Inicialmente, o crime organizado começou por usar cidadãos nacionais permeáveis e, regra geral, a passar por dificuldades económicas, para abrir as contas bancárias pelas quais iria transitar o dinheiro sujo, com destino a países estrangeiros.
De acordo com o RASI, "verifica-se o incremento de Money Mules ["mulas de dinheiro"] naturais de Camarões e Nigéria, residentes no espaço europeu (particularmente França), que se dirigem intencionalmente a Portugal para aqui constituírem sociedades comerciais, com o único propósito de abrirem contas bancárias em nome de tais sociedades para o branqueamento de fundos provenientes do cibercrime", pode ler-se no documento, a que o JN teve acesso.
Depois de abertas as contas em nome das firmas, os fundos são transferidos para estados sem acordos de cooperação com Portugal, ou levados por "mulas" para os países onde as organizações criminosas têm sede.
Em junho passado, a Polícia Judiciária deteve um cidadão francês, de 71 anos, por suspeitas de lavagem de dinheiro. Usou documentos falsos para abrir "empresas mula" que recebiam verbas obtidas através de burlas internacionais em moeda virtual (bitcoin). O homem, entretanto colocado em prisão preventiva, foi detido quando se preparava para fazer um levantamento em notas. Estima-se que terá lavado cerca de 3,7 milhões de euros.

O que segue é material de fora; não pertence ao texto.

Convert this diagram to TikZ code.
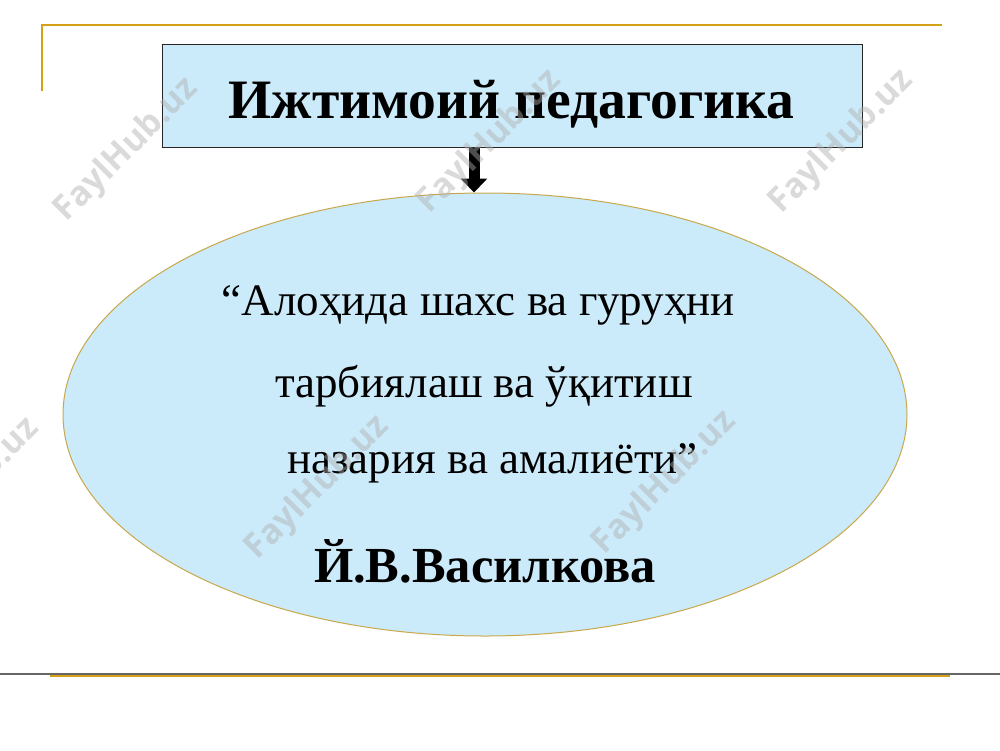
\documentclass[tikz,border=0pt]{standalone}
\usepackage{fontspec}
\setmainfont{Liberation Serif}
\newfontfamily\wmfont{Open Sans}
\usetikzlibrary{shapes.geometric,arrows.meta}
\definecolor{boxblue}{RGB}{204,235,250}
\definecolor{goldline}{RGB}{212,160,23}
\definecolor{ellgold}{RGB}{200,168,75}
\definecolor{wmgray}{RGB}{175,175,175}
\tikzset{
  titlebox/.style={draw=black!85, line width=1pt, fill=boxblue, minimum width=700pt, minimum height=103pt, inner sep=0pt},
  bubble/.style={ellipse, draw=ellgold, line width=1pt, fill=boxblue, minimum width=844pt, minimum height=443pt, inner sep=0pt},
  bodytext/.style={anchor=base, inner sep=0pt, font=\fontsize{45}{48}\selectfont},
  boldtext/.style={anchor=base, inner sep=0pt, font=\fontsize{50.5}{54}\selectfont\bfseries},
  titletext/.style={anchor=base, inner sep=0pt, font=\fontsize{55.6}{60}\selectfont\bfseries},
  goldrule/.style={draw=goldline, line width=2pt},
  watermark/.style={rotate=45, text=wmgray, opacity=0.45, inner sep=0pt, font=\fontsize{34}{34}\wmfont\bfseries},
  bigarrow/.style={line width=11pt, -{Triangle[width=26pt,length=14pt]}}
}
\begin{document}
\begin{tikzpicture}[x=1pt,y=-1pt]
\useasboundingbox (0,0) rectangle (1000,750);
\fill[white] (0,0) rectangle (1000,750);
% frame rules
\coordinate (tl) at (42,25);
\coordinate (tr) at (942,25);
\coordinate (tlv) at (42,91);
\draw[goldrule] (tlv) -- (tl) -- (tr);
\coordinate (gl) at (0,674);
\coordinate (gr) at (1000,674);
\draw[draw=gray!80!black, line width=1.5pt] (gl) -- (gr);
\coordinate (bl) at (50,676);
\coordinate (br) at (950,676);
\draw[goldrule] (bl) -- (br);
% shapes
\node[titlebox] (box) at (512,95.5) {};
\node[titletext] (title) at (511.5,118) {Ижтимоий педагогика};
\node[bubble] (ell) at (485,414.5) {};
\coordinate (ax) at (474,0);
\draw[bigarrow] (box.south -| ax) -- (ell.north -| ax);
% text
\node[bodytext] (l1) at (478.5,315) {“Алоҳида шахс ва гуруҳни};
\node[bodytext] (l2) at (484,397) {тарбиялаш ва ўқитиш};
\node[bodytext] (l3) at (492.5,473) {назария ва амалиёти”};
\node[boldtext] (name) at (485,582) {Й.В.Василкова};
% watermarks
\begin{scope}
\clip (0,0) rectangle (1000,750);
\node[watermark] (w1) at (127,150) {FaylHub.uz};
\node[watermark] (w2) at (490,142) {FaylHub.uz};
\node[watermark] (w3) at (842,142) {FaylHub.uz};
\node[watermark] (w4) at (-32,490) {FaylHub.uz};
\node[watermark] (w5) at (318,488) {FaylHub.uz};
\node[watermark] (w6) at (665,483) {FaylHub.uz};
\end{scope}
\end{tikzpicture}
\end{document}
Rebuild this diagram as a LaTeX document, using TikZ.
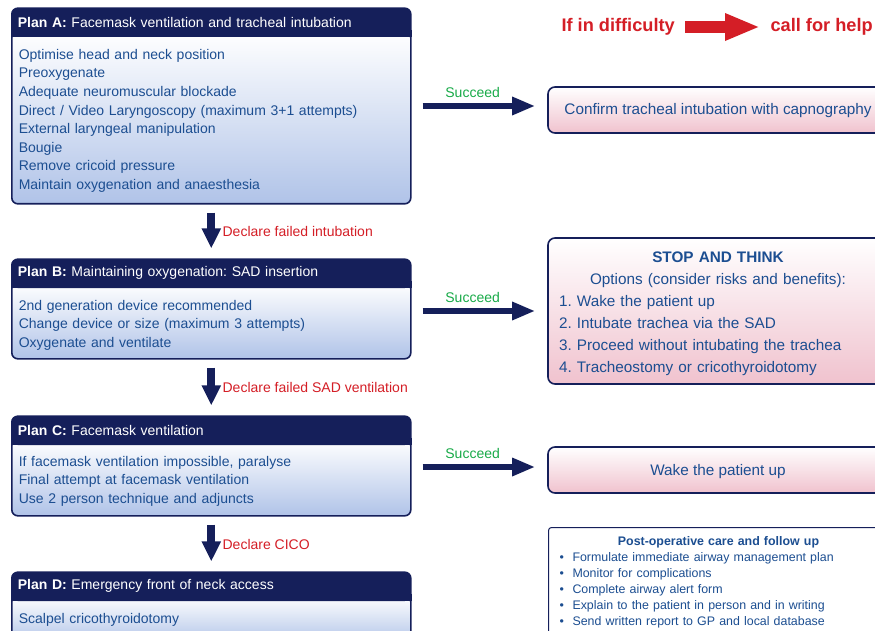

Apenas duas semanas depois, um português e três estrangeiros, também eles ligados a França, foram detidos por terem aberto contas nas quais foram creditadas centenas de milhares de euros, provenientes da cibercriminalidade.
Ligações à Nigéria
Uma mulher portuguesa e dois homens estrangeiros, residentes em Sintra, foram detidos, em julho do ano passado, por terem criado duas empresas fictícias e aberto sete contas bancárias para "lavar" 450 mil euros obtidos com burlas informáticas no estrangeiro por uma rede internacional com ramificações no Reino Unido e na Nigéria.
Transferência rápida
As verbas são rapidamente transferidas para contas abertas noutros países por testas de ferro ou com recurso a identidades falsas.